Directive: Leave out every picture, then transcribe the rest of the listing exactly.

Collected data:

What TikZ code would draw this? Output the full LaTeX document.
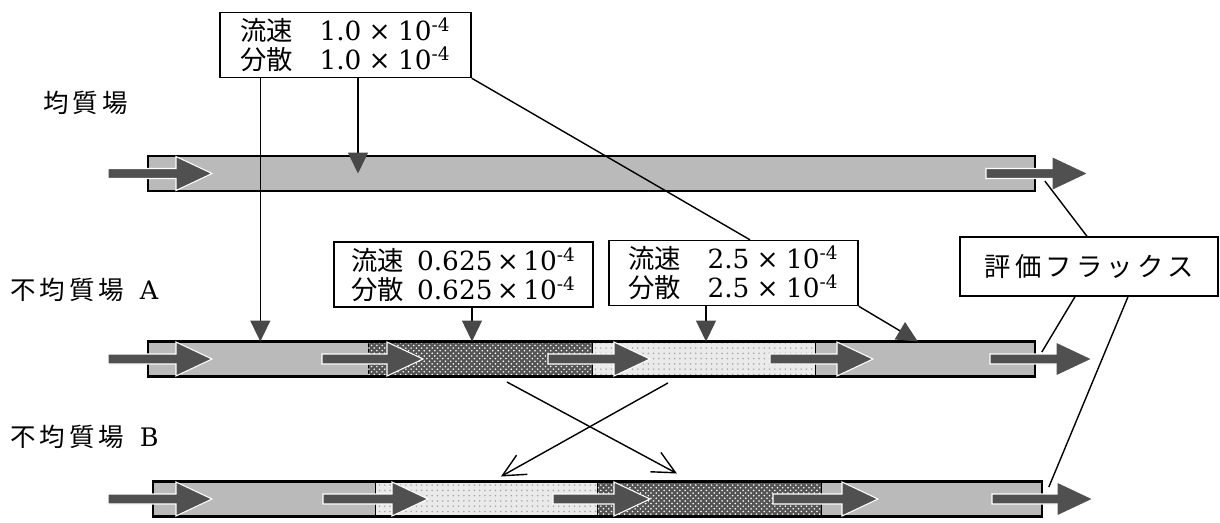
\documentclass[tikz,border=0pt]{standalone}
\usepackage{fontspec}
\setmainfont{DejaVu Serif}
\newfontfamily\cjk{Noto Sans CJK JP}
\newfontfamily\cjkwide{Noto Sans CJK JP}[LetterSpace=16]
\usepackage{tikz}
\usetikzlibrary{arrows.meta,positioning,patterns}
\definecolor{barmid}  {RGB}{186,186,186}
\definecolor{barlite} {RGB}{234,234,234}
\definecolor{bardark} {RGB}{84,84,84}
\definecolor{arrgray} {RGB}{80,80,80}
\definecolor{pingray} {RGB}{72,72,72}
\newcommand{\jp}[1]{{\cjk #1}}
% flow arrow inside a bar: x start, x tip, y
\newcommand{\flow}[3]{%
  \filldraw[flowarr] (#1,#3-5) -- (#2-36,#3-5) -- (#2-36,#3-17) -- (#2,#3)
    -- (#2-36,#3+17) -- (#2-36,#3+5) -- (#1,#3+5) -- cycle;}
\tikzset{
  seg/.style    ={draw, line width=0.5pt, minimum width=#1, minimum height=0.7cm,
                  inner sep=0pt, outer sep=0pt},
  midseg/.style ={seg=#1, fill=barmid},
  liteseg/.style={seg=#1, fill=barlite, postaction={pattern=dots, pattern color=black!35}},
  darkseg/.style={seg=#1, fill=bardark, postaction={pattern=crosshatch dots, pattern color=white}},
  barline/.style={line width=1.2pt},
  flowarr/.style={fill=arrgray, draw=white, line width=0.6pt},
  infobox/.style={draw, line width=0.8pt, fill=white, align=left,
                  font=\fontsize{15}{16.5}\selectfont, minimum height=1.3cm,
                  inner xsep=4pt, inner ysep=1.5pt},
  rowname/.style={anchor=west, inner sep=0pt, font=\fontsize{14.5}{17}\selectfont},
  pointer/.style={-{Triangle[length=0.42cm,width=0.4cm,color=pingray,fill=pingray]}, line width=0.8pt},
  lead/.style   ={line width=0.8pt},
  swaparr/.style={-{Straight Barb[length=0.45cm,width=0.44cm]}, line width=0.8pt},
}
\begin{document}
\begin{tikzpicture}[x=0.02cm, y=-0.02cm, node distance=0cm]
  \useasboundingbox (0,0) rectangle (1220,522);
  % bars
  \node[midseg=17.74cm, anchor=west] (h) at (148,173.5) {};
  \node[midseg=4.4cm, anchor=west] (a1) at (148,359) {};
  \node[darkseg=4.5cm, right=0cm of a1] (a2) {};
  \node[liteseg=4.46cm, right=0cm of a2] (a3) {};
  \node[midseg=4.38cm, right=0cm of a3] (a4) {};
  \node[midseg=4.44cm, anchor=west] (b1) at (153,499) {};
  \node[liteseg=4.46cm, right=0cm of b1] (b2) {};
  \node[darkseg=4.48cm, right=0cm of b2] (b3) {};
  \node[midseg=4.4cm, right=0cm of b3] (b4) {};
  \draw[barline] (h.north west) rectangle (h.south east);
  \draw[barline] (a1.north west) rectangle (a4.south east);
  \draw[barline] (b1.north west) rectangle (b4.south east);
  % flow arrows
  \foreach \s/\t in {108/212, 986/1088} {\flow{\s}{\t}{173.5}}
  \foreach \s/\t in {108/212, 322/423, 548/650, 770/873, 990/1092} {\flow{\s}{\t}{359}}
  \foreach \s/\t in {108/212, 323/428, 553/650, 773/878, 992/1093} {\flow{\s}{\t}{499}}
  % row names
  \node[rowname] (lh) at (43,103) {\cjkwide 均質場};
  \node[rowname] (la) at (10,290) {\cjkwide 不均質場\hspace{0.6em}{\rmfamily A}};
  \node[rowname] (lb) at (10,437) {\cjkwide 不均質場\hspace{0.6em}{\rmfamily B}};
  % value boxes
  \node[infobox, minimum width=5.02cm] (k10) at (345.5,45)
    {\jp{流速}\quad 1.0\;×\;10\textsuperscript{-4}\\\jp{分散}\quad 1.0\;×\;10\textsuperscript{-4}};
  \node[infobox, minimum width=5.18cm] (k0625) at (463.5,274.5)
    {\jp{流速}\enspace 0.625\,×\,10\textsuperscript{-4}\\\jp{分散}\enspace 0.625\,×\,10\textsuperscript{-4}};
  \node[infobox, minimum width=4.98cm] (k25) at (733.5,273)
    {\jp{流速}\quad 2.5\;×\;10\textsuperscript{-4}\\\jp{分散}\quad 2.5\;×\;10\textsuperscript{-4}};
  \node[infobox, minimum width=5.16cm, minimum height=1.18cm] (ev) at (1089,266.5)
    {\cjkwide 評価フラックス};
  % connectors
  \draw[pointer] ([xshift=0.25cm]k10.south) -- ([xshift=0.25cm]k10.south |- h.center);
  \draw[pointer] ([xshift=0.82cm]k10.south west) -- ([xshift=0.82cm]k10.south west |- a1.north);
  \draw[pointer] ([xshift=0.17cm]k0625.south) -- ([xshift=0.17cm]k0625.south |- a2.north);
  \draw[pointer] ([xshift=-0.55cm]k25.south) -- ([xshift=-0.55cm]k25.south |- a3.north);
  \draw[lead] (k10.south east) -- ([xshift=0.33cm]k25.north);
  \draw[pointer] (k25.south east) -- ([xshift=2.04cm]a4.north west);
  \draw[lead] ([xshift=-0.04cm]ev.north) -- ([shift={(0.2cm,-0.15cm)}]h.east);
  \draw[lead] ([xshift=-0.28cm]ev.south) -- ([shift={(0.14cm,0.14cm)}]a4.east);
  \draw[lead] ([xshift=0.78cm]ev.south) -- ([shift={(0.14cm,0.24cm)}]b4.east);
  \draw[swaparr] ([shift={(0.53cm,-0.11cm)}]a2.south) -- ([shift={(-0.66cm,0.16cm)}]b3.north);
  \draw[swaparr] ([shift={(-0.73cm,-0.13cm)}]a3.south) -- ([shift={(0.29cm,0.1cm)}]b2.north);
\end{tikzpicture}
\end{document}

Solution for this problem:
What TikZ code would draw this? Output the full LaTeX document.
\documentclass[tikz,border=0pt]{standalone}
\usepackage{fontspec}
\setmainfont{DejaVu Serif}
\newfontfamily\cjk{Noto Sans CJK JP}
\newfontfamily\cjkwide{Noto Sans CJK JP}[LetterSpace=16]
\usepackage{tikz}
\usetikzlibrary{arrows.meta,positioning,patterns}
\definecolor{barmid}  {RGB}{186,186,186}
\definecolor{barlite} {RGB}{234,234,234}
\definecolor{bardark} {RGB}{84,84,84}
\definecolor{arrgray} {RGB}{80,80,80}
\definecolor{pingray} {RGB}{72,72,72}
\newcommand{\jp}[1]{{\cjk #1}}
% flow arrow inside a bar: x start, x tip, y
\newcommand{\flow}[3]{%
  \filldraw[flowarr] (#1,#3-5) -- (#2-36,#3-5) -- (#2-36,#3-17) -- (#2,#3)
    -- (#2-36,#3+17) -- (#2-36,#3+5) -- (#1,#3+5) -- cycle;}
\tikzset{
  seg/.style    ={draw, line width=0.5pt, minimum width=#1, minimum height=0.7cm,
                  inner sep=0pt, outer sep=0pt},
  midseg/.style ={seg=#1, fill=barmid},
  liteseg/.style={seg=#1, fill=barlite, postaction={pattern=dots, pattern color=black!35}},
  darkseg/.style={seg=#1, fill=bardark, postaction={pattern=crosshatch dots, pattern color=white}},
  barline/.style={line width=1.2pt},
  flowarr/.style={fill=arrgray, draw=white, line width=0.6pt},
  infobox/.style={draw, line width=0.8pt, fill=white, align=left,
                  font=\fontsize{15}{16.5}\selectfont, minimum height=1.3cm,
                  inner xsep=4pt, inner ysep=1.5pt},
  rowname/.style={anchor=west, inner sep=0pt, font=\fontsize{14.5}{17}\selectfont},
  pointer/.style={-{Triangle[length=0.42cm,width=0.4cm,color=pingray,fill=pingray]}, line width=0.8pt},
  lead/.style   ={line width=0.8pt},
  swaparr/.style={-{Straight Barb[length=0.45cm,width=0.44cm]}, line width=0.8pt},
}
\begin{document}
\begin{tikzpicture}[x=0.02cm, y=-0.02cm, node distance=0cm]
  \useasboundingbox (0,0) rectangle (1220,522);
  % bars
  \node[midseg=17.74cm, anchor=west] (h) at (148,173.5) {};
  \node[midseg=4.4cm, anchor=west] (a1) at (148,359) {};
  \node[darkseg=4.5cm, right=0cm of a1] (a2) {};
  \node[liteseg=4.46cm, right=0cm of a2] (a3) {};
  \node[midseg=4.38cm, right=0cm of a3] (a4) {};
  \node[midseg=4.44cm, anchor=west] (b1) at (153,499) {};
  \node[liteseg=4.46cm, right=0cm of b1] (b2) {};
  \node[darkseg=4.48cm, right=0cm of b2] (b3) {};
  \node[midseg=4.4cm, right=0cm of b3] (b4) {};
  \draw[barline] (h.north west) rectangle (h.south east);
  \draw[barline] (a1.north west) rectangle (a4.south east);
  \draw[barline] (b1.north west) rectangle (b4.south east);
  % flow arrows
  \foreach \s/\t in {108/212, 986/1088} {\flow{\s}{\t}{173.5}}
  \foreach \s/\t in {108/212, 322/423, 548/650, 770/873, 990/1092} {\flow{\s}{\t}{359}}
  \foreach \s/\t in {108/212, 323/428, 553/650, 773/878, 992/1093} {\flow{\s}{\t}{499}}
  % row names
  \node[rowname] (lh) at (43,103) {\cjkwide 均質場};
  \node[rowname] (la) at (10,290) {\cjkwide 不均質場\hspace{0.6em}{\rmfamily A}};
  \node[rowname] (lb) at (10,437) {\cjkwide 不均質場\hspace{0.6em}{\rmfamily B}};
  % value boxes
  \node[infobox, minimum width=5.02cm] (k10) at (345.5,45)
    {\jp{流速}\quad 1.0\;×\;10\textsuperscript{-4}\\\jp{分散}\quad 1.0\;×\;10\textsuperscript{-4}};
  \node[infobox, minimum width=5.18cm] (k0625) at (463.5,274.5)
    {\jp{流速}\enspace 0.625\,×\,10\textsuperscript{-4}\\\jp{分散}\enspace 0.625\,×\,10\textsuperscript{-4}};
  \node[infobox, minimum width=4.98cm] (k25) at (733.5,273)
    {\jp{流速}\quad 2.5\;×\;10\textsuperscript{-4}\\\jp{分散}\quad 2.5\;×\;10\textsuperscript{-4}};
  \node[infobox, minimum width=5.16cm, minimum height=1.18cm] (ev) at (1089,266.5)
    {\cjkwide 評価フラックス};
  % connectors
  \draw[pointer] ([xshift=0.25cm]k10.south) -- ([xshift=0.25cm]k10.south |- h.center);
  \draw[pointer] ([xshift=0.82cm]k10.south west) -- ([xshift=0.82cm]k10.south west |- a1.north);
  \draw[pointer] ([xshift=0.17cm]k0625.south) -- ([xshift=0.17cm]k0625.south |- a2.north);
  \draw[pointer] ([xshift=-0.55cm]k25.south) -- ([xshift=-0.55cm]k25.south |- a3.north);
  \draw[lead] (k10.south east) -- ([xshift=0.33cm]k25.north);
  \draw[pointer] (k25.south east) -- ([xshift=2.04cm]a4.north west);
  \draw[lead] ([xshift=-0.04cm]ev.north) -- ([shift={(0.2cm,-0.15cm)}]h.east);
  \draw[lead] ([xshift=-0.28cm]ev.south) -- ([shift={(0.14cm,0.14cm)}]a4.east);
  \draw[lead] ([xshift=0.78cm]ev.south) -- ([shift={(0.14cm,0.24cm)}]b4.east);
  \draw[swaparr] ([shift={(0.53cm,-0.11cm)}]a2.south) -- ([shift={(-0.66cm,0.16cm)}]b3.north);
  \draw[swaparr] ([shift={(-0.73cm,-0.13cm)}]a3.south) -- ([shift={(0.29cm,0.1cm)}]b2.north);
\end{tikzpicture}
\end{document}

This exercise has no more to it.